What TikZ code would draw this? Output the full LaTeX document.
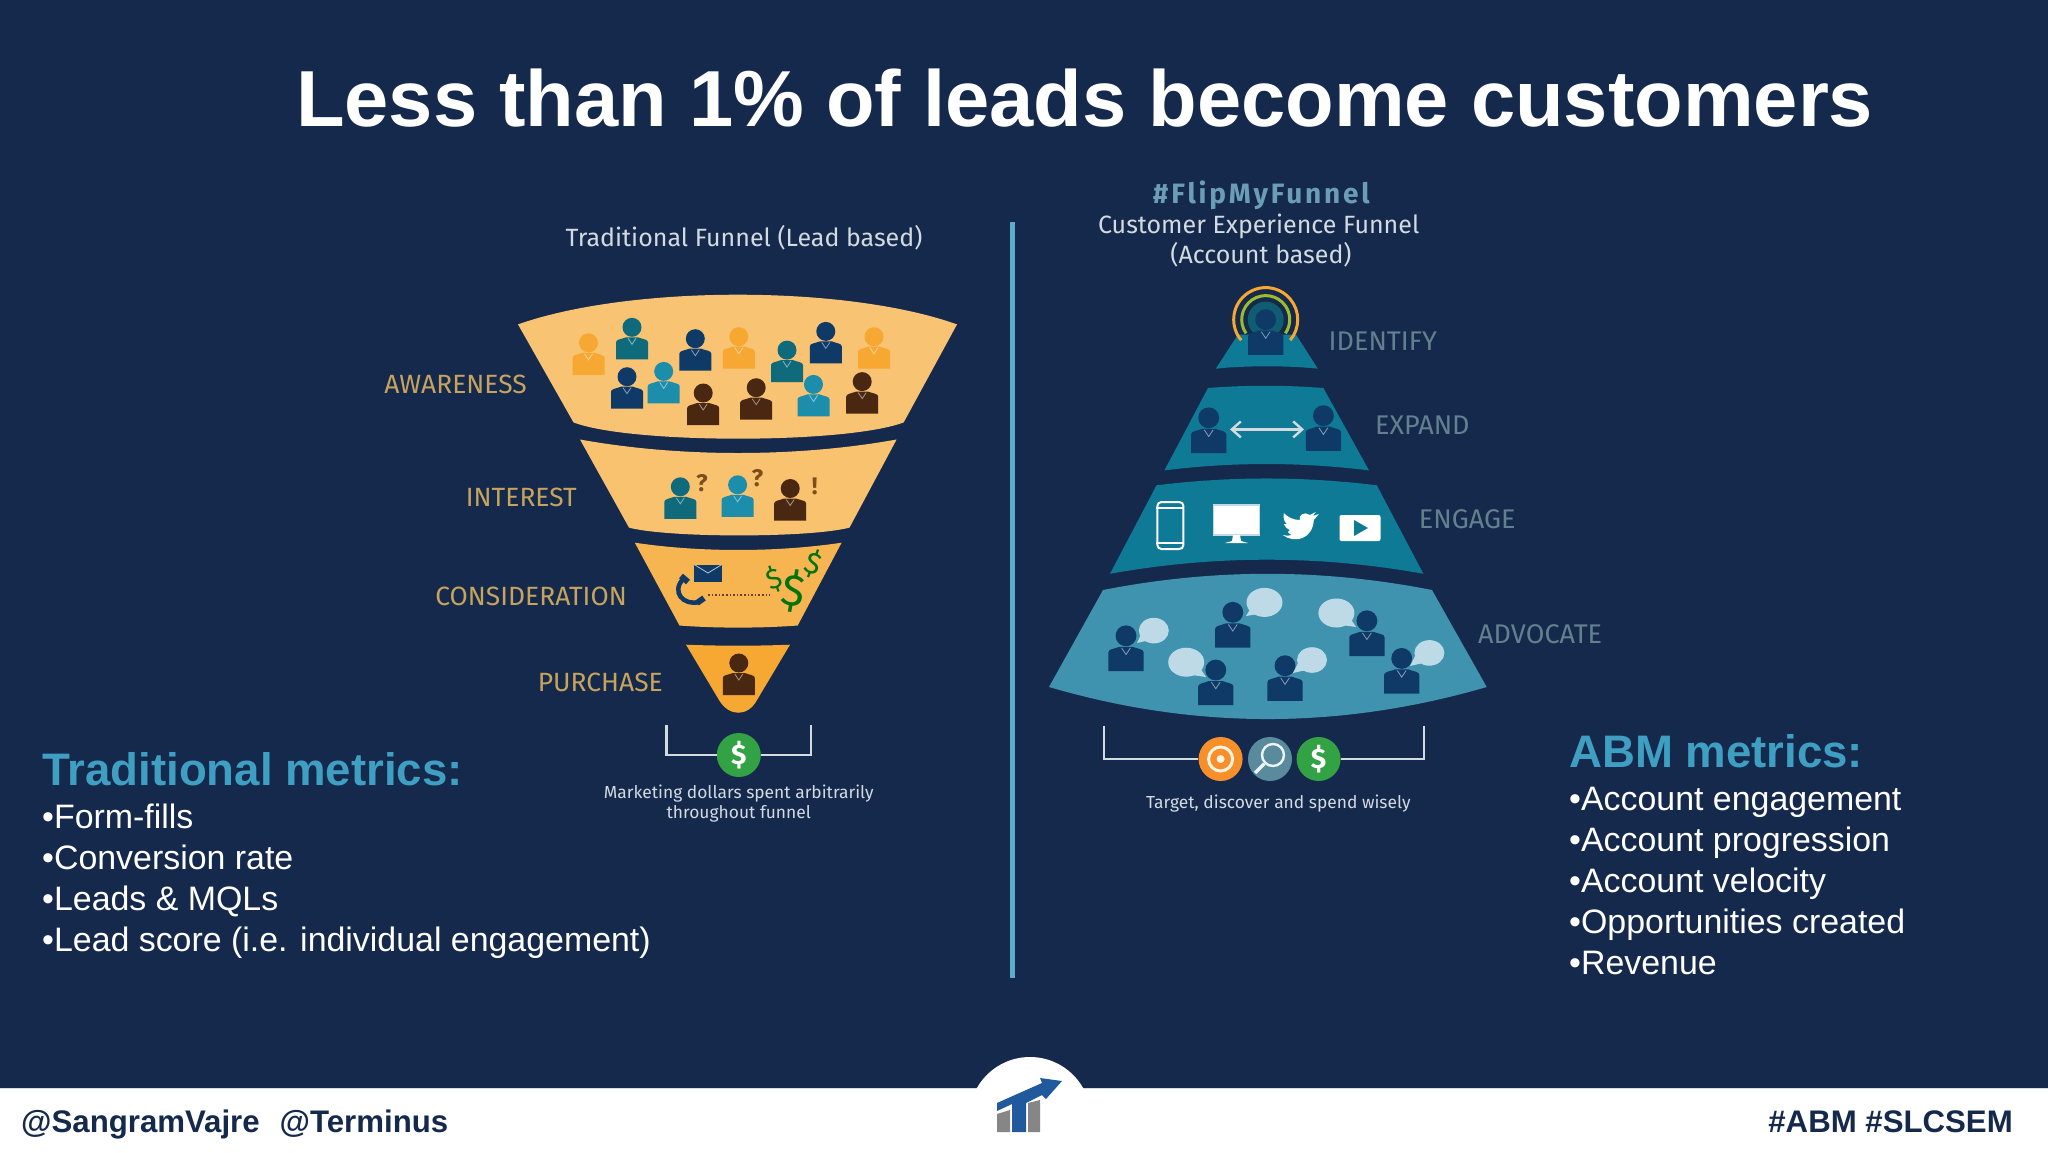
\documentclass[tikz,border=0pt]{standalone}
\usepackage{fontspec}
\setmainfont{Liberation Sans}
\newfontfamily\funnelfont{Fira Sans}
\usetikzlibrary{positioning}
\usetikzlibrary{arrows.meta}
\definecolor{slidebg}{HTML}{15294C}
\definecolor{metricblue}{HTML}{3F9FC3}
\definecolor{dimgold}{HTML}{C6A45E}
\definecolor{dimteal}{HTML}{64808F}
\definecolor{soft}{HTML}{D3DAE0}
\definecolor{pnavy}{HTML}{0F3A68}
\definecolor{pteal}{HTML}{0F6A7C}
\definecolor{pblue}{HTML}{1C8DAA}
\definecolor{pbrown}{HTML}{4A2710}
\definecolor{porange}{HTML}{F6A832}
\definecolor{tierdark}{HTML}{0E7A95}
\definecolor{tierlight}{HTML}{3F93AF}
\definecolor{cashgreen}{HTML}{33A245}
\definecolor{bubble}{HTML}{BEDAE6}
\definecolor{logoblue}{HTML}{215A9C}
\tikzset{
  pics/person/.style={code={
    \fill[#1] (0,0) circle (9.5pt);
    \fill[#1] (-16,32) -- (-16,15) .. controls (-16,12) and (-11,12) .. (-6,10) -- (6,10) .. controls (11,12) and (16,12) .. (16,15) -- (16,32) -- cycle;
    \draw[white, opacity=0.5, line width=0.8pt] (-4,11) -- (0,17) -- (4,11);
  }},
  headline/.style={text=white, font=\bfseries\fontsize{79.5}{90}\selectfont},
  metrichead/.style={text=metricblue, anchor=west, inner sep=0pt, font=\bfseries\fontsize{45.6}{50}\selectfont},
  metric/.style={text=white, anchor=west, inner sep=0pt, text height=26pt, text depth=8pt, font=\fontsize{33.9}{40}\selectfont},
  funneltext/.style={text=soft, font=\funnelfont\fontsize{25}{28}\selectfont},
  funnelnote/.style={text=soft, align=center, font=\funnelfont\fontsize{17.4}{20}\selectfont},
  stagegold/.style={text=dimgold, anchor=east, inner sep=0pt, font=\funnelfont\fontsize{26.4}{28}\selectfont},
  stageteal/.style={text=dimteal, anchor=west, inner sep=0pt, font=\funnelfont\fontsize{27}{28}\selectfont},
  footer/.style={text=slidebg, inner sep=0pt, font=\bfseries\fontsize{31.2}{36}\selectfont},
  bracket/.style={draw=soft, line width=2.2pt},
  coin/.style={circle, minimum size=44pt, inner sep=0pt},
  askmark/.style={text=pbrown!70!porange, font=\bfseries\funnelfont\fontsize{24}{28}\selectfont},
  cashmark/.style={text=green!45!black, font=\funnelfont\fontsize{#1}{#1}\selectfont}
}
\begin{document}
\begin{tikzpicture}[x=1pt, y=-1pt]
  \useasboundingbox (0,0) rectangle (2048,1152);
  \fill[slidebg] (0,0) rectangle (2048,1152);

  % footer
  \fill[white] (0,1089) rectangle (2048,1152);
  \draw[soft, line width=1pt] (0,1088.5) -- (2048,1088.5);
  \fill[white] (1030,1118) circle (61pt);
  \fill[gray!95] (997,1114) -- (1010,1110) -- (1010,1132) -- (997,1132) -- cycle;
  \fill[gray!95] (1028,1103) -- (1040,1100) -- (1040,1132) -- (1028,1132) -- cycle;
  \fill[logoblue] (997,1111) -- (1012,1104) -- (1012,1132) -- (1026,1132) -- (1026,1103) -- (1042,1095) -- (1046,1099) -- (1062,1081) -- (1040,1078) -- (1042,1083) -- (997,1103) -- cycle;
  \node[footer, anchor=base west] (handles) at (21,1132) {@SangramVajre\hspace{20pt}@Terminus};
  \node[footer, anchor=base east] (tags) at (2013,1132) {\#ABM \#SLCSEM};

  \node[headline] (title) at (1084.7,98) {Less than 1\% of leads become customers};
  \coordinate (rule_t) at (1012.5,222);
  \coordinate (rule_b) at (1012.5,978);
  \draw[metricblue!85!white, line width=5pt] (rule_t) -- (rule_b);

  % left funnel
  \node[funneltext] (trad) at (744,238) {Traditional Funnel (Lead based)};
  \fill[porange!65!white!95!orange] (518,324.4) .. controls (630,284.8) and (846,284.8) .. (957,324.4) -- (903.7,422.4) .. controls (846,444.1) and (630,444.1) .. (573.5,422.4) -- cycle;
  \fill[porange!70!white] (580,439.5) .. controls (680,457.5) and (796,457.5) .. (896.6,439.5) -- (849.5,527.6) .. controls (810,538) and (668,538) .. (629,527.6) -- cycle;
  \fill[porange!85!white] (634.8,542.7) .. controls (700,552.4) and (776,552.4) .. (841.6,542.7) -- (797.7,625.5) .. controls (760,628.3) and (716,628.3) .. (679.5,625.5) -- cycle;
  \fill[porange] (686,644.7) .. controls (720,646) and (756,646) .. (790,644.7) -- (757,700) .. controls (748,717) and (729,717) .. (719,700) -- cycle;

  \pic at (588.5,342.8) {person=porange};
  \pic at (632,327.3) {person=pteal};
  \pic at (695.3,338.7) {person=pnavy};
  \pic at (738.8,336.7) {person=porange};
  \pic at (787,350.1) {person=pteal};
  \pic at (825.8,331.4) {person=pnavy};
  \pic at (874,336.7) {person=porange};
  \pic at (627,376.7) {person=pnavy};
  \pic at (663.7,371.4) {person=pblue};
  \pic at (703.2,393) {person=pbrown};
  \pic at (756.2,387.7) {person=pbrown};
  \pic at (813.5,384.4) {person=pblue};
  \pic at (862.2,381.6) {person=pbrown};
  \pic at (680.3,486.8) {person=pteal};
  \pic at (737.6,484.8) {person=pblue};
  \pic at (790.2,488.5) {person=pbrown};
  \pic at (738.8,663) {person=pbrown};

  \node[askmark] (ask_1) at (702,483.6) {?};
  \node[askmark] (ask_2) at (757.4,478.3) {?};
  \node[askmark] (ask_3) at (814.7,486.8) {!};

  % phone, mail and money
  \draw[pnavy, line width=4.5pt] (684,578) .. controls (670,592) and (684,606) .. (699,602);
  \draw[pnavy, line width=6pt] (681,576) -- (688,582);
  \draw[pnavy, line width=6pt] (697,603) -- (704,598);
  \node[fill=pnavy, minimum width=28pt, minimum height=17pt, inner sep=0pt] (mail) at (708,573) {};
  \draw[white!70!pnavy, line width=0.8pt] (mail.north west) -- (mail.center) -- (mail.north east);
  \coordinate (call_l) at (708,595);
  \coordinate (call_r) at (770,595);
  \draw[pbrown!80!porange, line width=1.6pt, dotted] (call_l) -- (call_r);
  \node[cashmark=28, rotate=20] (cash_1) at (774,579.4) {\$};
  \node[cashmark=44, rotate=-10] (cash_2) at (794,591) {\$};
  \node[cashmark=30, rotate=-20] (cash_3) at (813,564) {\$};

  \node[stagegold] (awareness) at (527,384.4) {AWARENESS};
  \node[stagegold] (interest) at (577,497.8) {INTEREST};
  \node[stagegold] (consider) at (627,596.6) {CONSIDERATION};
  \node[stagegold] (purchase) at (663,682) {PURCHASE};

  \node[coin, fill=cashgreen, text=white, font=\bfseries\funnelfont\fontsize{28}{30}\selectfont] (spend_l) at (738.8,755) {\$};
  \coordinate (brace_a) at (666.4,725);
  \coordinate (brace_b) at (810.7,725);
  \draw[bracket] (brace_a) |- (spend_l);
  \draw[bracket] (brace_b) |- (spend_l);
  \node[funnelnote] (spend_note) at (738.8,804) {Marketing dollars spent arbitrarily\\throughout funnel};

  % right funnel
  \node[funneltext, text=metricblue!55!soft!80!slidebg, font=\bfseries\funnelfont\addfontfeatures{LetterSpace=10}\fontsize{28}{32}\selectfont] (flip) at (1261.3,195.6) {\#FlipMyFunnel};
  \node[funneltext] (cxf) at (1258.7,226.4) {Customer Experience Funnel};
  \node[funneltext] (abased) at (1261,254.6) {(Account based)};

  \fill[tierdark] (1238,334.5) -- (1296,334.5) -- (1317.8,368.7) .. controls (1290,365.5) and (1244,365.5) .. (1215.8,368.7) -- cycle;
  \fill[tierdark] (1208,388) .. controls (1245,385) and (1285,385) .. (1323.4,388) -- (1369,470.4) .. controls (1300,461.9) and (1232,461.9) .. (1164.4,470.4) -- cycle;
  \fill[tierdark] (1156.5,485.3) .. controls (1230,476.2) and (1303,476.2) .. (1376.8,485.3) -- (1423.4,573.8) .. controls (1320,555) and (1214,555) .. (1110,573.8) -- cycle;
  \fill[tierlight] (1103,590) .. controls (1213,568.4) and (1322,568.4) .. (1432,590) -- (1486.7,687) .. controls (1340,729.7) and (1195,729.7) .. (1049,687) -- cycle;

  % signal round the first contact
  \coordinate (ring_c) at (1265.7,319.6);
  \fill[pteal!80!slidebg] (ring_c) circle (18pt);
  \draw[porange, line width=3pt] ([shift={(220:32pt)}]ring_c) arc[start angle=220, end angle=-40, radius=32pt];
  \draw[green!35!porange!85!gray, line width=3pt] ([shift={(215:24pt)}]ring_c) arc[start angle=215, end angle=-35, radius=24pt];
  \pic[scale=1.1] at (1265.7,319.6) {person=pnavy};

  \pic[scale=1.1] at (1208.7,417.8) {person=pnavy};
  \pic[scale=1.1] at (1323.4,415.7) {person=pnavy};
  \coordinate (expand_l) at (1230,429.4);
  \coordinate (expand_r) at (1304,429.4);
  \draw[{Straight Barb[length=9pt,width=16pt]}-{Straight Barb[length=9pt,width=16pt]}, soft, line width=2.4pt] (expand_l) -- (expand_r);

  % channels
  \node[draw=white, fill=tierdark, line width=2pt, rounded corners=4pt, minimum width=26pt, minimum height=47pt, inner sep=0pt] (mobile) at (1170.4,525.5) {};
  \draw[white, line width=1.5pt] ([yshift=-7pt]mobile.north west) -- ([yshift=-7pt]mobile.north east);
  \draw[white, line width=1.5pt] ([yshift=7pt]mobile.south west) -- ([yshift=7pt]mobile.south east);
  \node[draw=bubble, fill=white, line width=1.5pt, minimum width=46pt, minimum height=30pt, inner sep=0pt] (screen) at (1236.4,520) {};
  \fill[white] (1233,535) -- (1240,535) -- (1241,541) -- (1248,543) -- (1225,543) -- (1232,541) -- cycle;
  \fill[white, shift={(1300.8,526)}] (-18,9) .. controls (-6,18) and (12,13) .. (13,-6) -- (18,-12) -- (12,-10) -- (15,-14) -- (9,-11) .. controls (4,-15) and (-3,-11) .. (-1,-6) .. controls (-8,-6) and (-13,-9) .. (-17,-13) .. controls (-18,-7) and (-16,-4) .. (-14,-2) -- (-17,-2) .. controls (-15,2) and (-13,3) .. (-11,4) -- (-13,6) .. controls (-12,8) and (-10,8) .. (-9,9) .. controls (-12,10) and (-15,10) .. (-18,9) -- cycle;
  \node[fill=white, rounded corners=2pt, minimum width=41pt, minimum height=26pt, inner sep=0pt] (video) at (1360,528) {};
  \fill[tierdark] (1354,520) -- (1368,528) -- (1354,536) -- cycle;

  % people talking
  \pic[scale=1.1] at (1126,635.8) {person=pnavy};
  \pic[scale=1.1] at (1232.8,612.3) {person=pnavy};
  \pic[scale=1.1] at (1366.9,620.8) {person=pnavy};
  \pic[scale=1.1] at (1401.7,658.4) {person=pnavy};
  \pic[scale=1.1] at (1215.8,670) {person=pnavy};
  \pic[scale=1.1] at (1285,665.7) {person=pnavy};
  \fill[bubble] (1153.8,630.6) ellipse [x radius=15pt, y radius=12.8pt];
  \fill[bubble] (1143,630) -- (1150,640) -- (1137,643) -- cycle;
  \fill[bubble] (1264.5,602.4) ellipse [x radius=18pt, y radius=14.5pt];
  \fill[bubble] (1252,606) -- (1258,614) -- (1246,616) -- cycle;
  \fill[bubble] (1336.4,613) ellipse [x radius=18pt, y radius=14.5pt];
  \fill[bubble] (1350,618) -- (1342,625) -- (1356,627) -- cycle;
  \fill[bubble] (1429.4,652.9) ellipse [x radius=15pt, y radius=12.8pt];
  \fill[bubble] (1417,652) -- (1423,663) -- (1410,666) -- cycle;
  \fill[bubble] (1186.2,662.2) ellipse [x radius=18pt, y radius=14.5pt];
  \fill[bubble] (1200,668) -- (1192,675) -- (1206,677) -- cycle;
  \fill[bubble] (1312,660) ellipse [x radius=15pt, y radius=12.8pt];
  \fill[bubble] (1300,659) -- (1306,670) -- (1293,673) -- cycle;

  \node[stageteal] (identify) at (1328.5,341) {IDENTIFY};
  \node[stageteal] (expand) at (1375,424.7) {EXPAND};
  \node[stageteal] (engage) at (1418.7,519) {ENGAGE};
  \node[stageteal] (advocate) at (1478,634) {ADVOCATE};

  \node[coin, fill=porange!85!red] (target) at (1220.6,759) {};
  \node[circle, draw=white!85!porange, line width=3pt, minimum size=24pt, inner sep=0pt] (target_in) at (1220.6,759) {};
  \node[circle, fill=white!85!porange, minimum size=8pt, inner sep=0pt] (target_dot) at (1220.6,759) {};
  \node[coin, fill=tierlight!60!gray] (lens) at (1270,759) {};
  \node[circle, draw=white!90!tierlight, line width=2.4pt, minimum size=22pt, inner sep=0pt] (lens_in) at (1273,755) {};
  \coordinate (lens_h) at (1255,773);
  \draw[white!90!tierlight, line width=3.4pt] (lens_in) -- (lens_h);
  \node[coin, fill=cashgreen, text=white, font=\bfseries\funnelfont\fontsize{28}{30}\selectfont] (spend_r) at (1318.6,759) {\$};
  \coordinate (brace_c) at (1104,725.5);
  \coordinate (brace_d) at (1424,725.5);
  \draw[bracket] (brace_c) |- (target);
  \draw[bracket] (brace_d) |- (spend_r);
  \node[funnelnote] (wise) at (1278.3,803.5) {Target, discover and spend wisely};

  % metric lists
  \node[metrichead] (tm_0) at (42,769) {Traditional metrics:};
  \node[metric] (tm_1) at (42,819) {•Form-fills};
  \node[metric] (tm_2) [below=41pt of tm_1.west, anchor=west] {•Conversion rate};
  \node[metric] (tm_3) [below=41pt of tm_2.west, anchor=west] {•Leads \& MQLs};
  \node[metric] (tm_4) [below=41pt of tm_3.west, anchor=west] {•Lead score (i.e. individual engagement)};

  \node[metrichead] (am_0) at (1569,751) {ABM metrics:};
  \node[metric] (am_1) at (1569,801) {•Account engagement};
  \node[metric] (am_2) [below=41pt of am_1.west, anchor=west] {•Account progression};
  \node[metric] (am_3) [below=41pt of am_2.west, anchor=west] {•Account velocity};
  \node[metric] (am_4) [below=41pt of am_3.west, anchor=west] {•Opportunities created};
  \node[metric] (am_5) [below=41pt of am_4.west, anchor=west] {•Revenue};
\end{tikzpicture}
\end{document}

++++++++++

● REQUEST: Make a list of all lines in the data that contain "code".

● COMPLETE OUTPUT:
What TikZ code would draw this? Output the full LaTeX document.
  pics/person/.style={code={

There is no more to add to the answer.